What is asked:
Your task is to reproduce, verbatim and without pictures, the lines from the opening of the listing through the line containing "import * as".

(Charts and diagrams as code)
○ ○ ○ ○
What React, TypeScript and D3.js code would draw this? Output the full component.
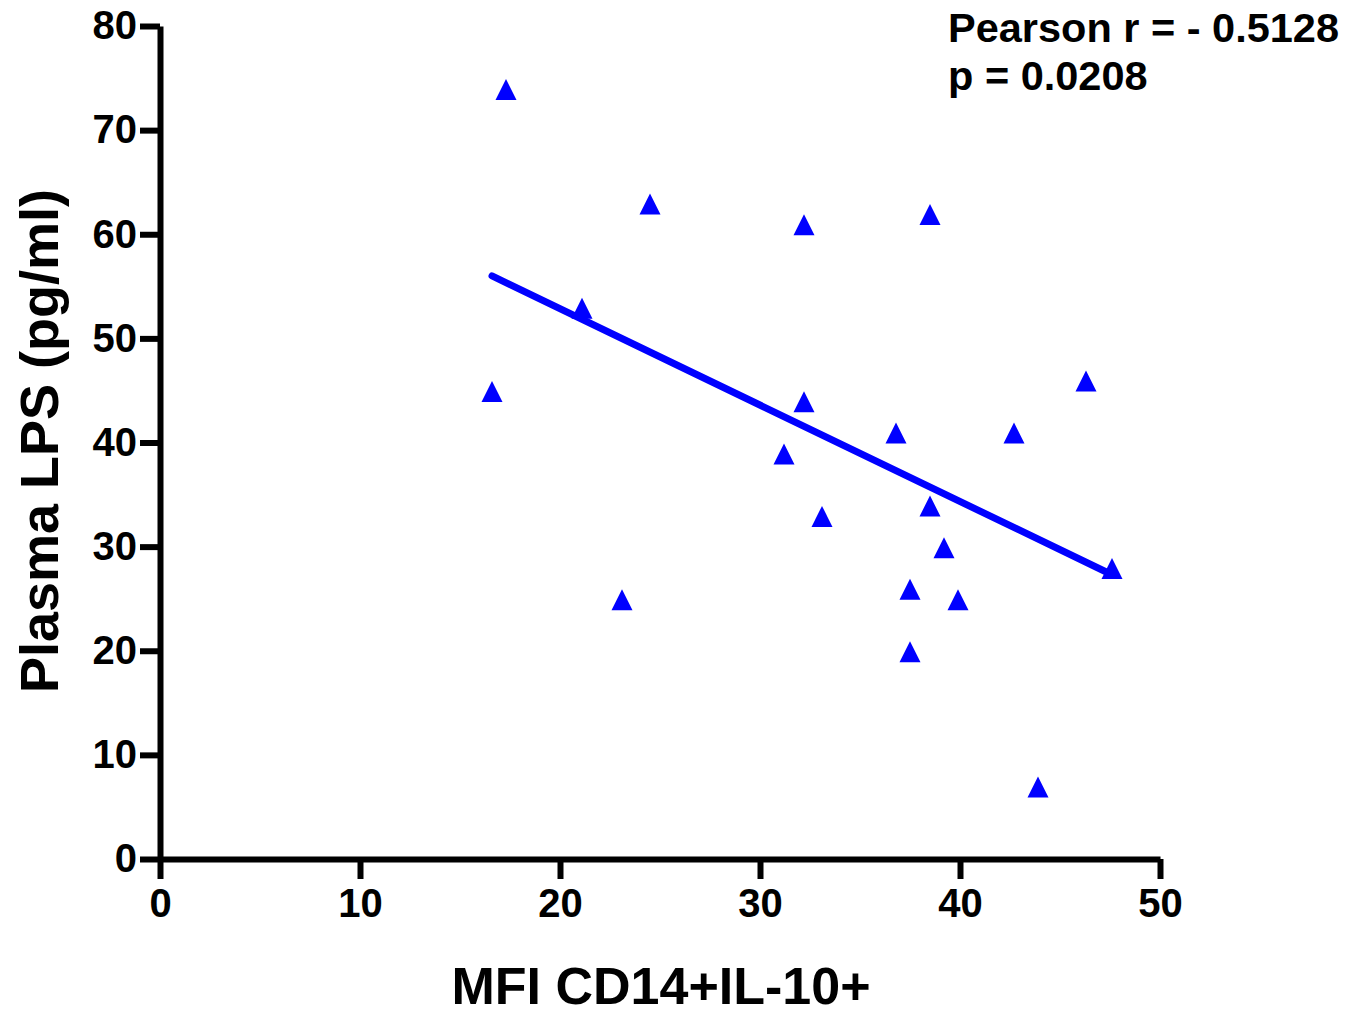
import React, { useEffect, useRef } from "react";
import * as d3 from "d3";

// MFI CD14+IL-10+ (x) vs plasma LPS (y)
const mfiValues = [17.3, 16.6, 21.1, 24.5, 23.1, 32.2, 38.5, 32.2, 31.2, 33.1, 36.8, 38.5, 39.2, 37.5, 37.5, 39.9, 42.7, 46.3, 47.6, 43.9];
const lpsValues = [74, 45, 53, 63, 25, 61, 62, 44, 39, 33, 41, 34, 30, 26, 20, 25, 41, 46, 28, 7];
const fitX = [16.6, 47.6];
const fitY = [56, 27.3];
const xTicks = [0, 10, 20, 30, 40, 50];
const yTicks = [0, 10, 20, 30, 40, 50, 60, 70, 80];
const statLines = ["Pearson r = - 0.5128", "p = 0.0208"];

export default function App() {
  const svgRef = useRef<SVGSVGElement>(null);
  const width = 1363;
  const height = 1016;
  const margin = { top: 26, right: 203, bottom: 157, left: 160 };
  const font = "'Liberation Sans', Arial, sans-serif";

  useEffect(() => {
    const svg = d3.select(svgRef.current);
    svg.selectAll("*").remove();

    const x = d3.scaleLinear().domain([0, 50]).range([margin.left, width - margin.right]);
    const y = d3.scaleLinear().domain([0, 80]).range([height - margin.bottom, margin.top]);

    // y axis
    const yAxis = svg
      .append("g")
      .attr("transform", `translate(${margin.left}, 0)`)
      .call(d3.axisLeft(y).tickValues(yTicks).tickSize(20).tickSizeOuter(0).tickPadding(3));
    yAxis.select(".domain").attr("stroke-width", 6).attr("stroke", "#000");
    yAxis.selectAll(".tick line").attr("stroke-width", 6).attr("stroke", "#000");
    yAxis
      .selectAll(".tick text")
      .attr("font-family", font)
      .attr("font-weight", "bold")
      .attr("font-size", 40)
      .attr("fill", "#000");

    // x axis
    const xAxis = svg
      .append("g")
      .attr("transform", `translate(0, ${height - margin.bottom})`)
      .call(d3.axisBottom(x).tickValues(xTicks).tickSize(20).tickSizeOuter(0).tickPadding(10));
    xAxis.select(".domain").attr("stroke-width", 6).attr("stroke", "#000");
    xAxis.selectAll(".tick line").attr("stroke-width", 6).attr("stroke", "#000");
    xAxis
      .selectAll(".tick text")
      .attr("font-family", font)
      .attr("font-weight", "bold")
      .attr("font-size", 40)
      .attr("fill", "#000");

    // regression line
    const line = d3
      .line<number>()
      .x((d) => x(d))
      .y((_, i) => y(fitY[i]));
    svg
      .append("path")
      .attr("d", line(fitX))
      .attr("fill", "none")
      .attr("stroke", "#0000ff")
      .attr("stroke-width", 7)
      .attr("stroke-linecap", "round");

    // points: triangle about 21px wide and 21px tall
    const tri = d3.path();
    tri.moveTo(0, -10.5);
    tri.lineTo(10.5, 10.5);
    tri.lineTo(-10.5, 10.5);
    tri.closePath();
    svg
      .selectAll("path.pt")
      .data(mfiValues)
      .enter()
      .append("path")
      .attr("class", "pt")
      .attr("d", tri.toString())
      .attr("transform", (d, i) => `translate(${x(d)}, ${y(lpsValues[i]) + 1})`)
      .attr("fill", "#0000ff");

    // axis titles
    svg
      .append("text")
      .attr("x", 661)
      .attr("y", 1004)
      .attr("text-anchor", "middle")
      .attr("font-family", font)
      .attr("font-weight", "bold")
      .attr("font-size", 52)
      .text("MFI CD14+IL-10+");

    svg
      .append("text")
      .attr("transform", `translate(58, 441) rotate(-90)`)
      .attr("text-anchor", "middle")
      .attr("font-family", font)
      .attr("font-weight", "bold")
      .attr("font-size", 54)
      .text("Plasma LPS (pg/ml)");

    // stats
    svg
      .selectAll("text.stat")
      .data(statLines)
      .enter()
      .append("text")
      .attr("class", "stat")
      .attr("x", 948)
      .attr("y", (_, i) => 42 + i * 48)
      .attr("font-family", font)
      .attr("font-weight", "bold")
      .attr("font-size", 41.5)
      .text((d) => d);
  }, []);

  return (
    <svg
      ref={svgRef}
      width={width}
      height={height}
      style={{ position: "absolute", left: 0, top: 0, background: "#fff" }}
    />
  );
}
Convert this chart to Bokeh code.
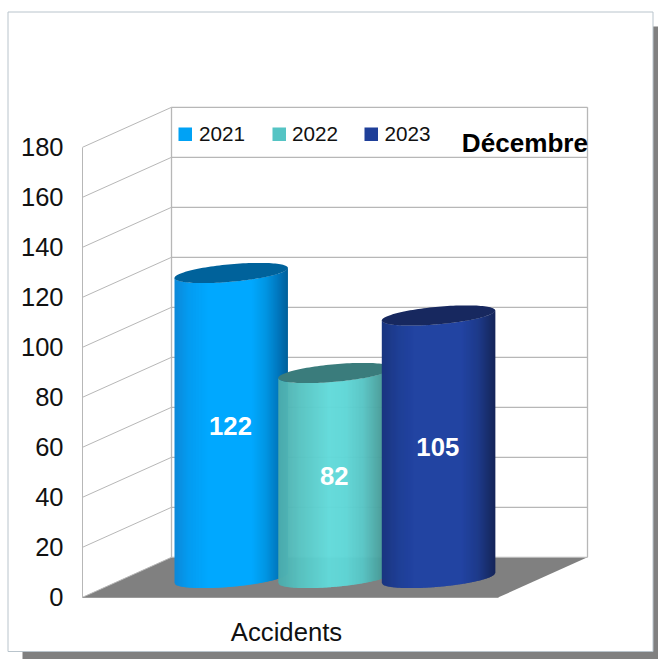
○ ○ ○ ○
Output of the exercise:
What React, TypeScript and D3.js code would draw this? Output the full component.
import React, { useEffect, useRef } from "react";
import * as d3 from "d3";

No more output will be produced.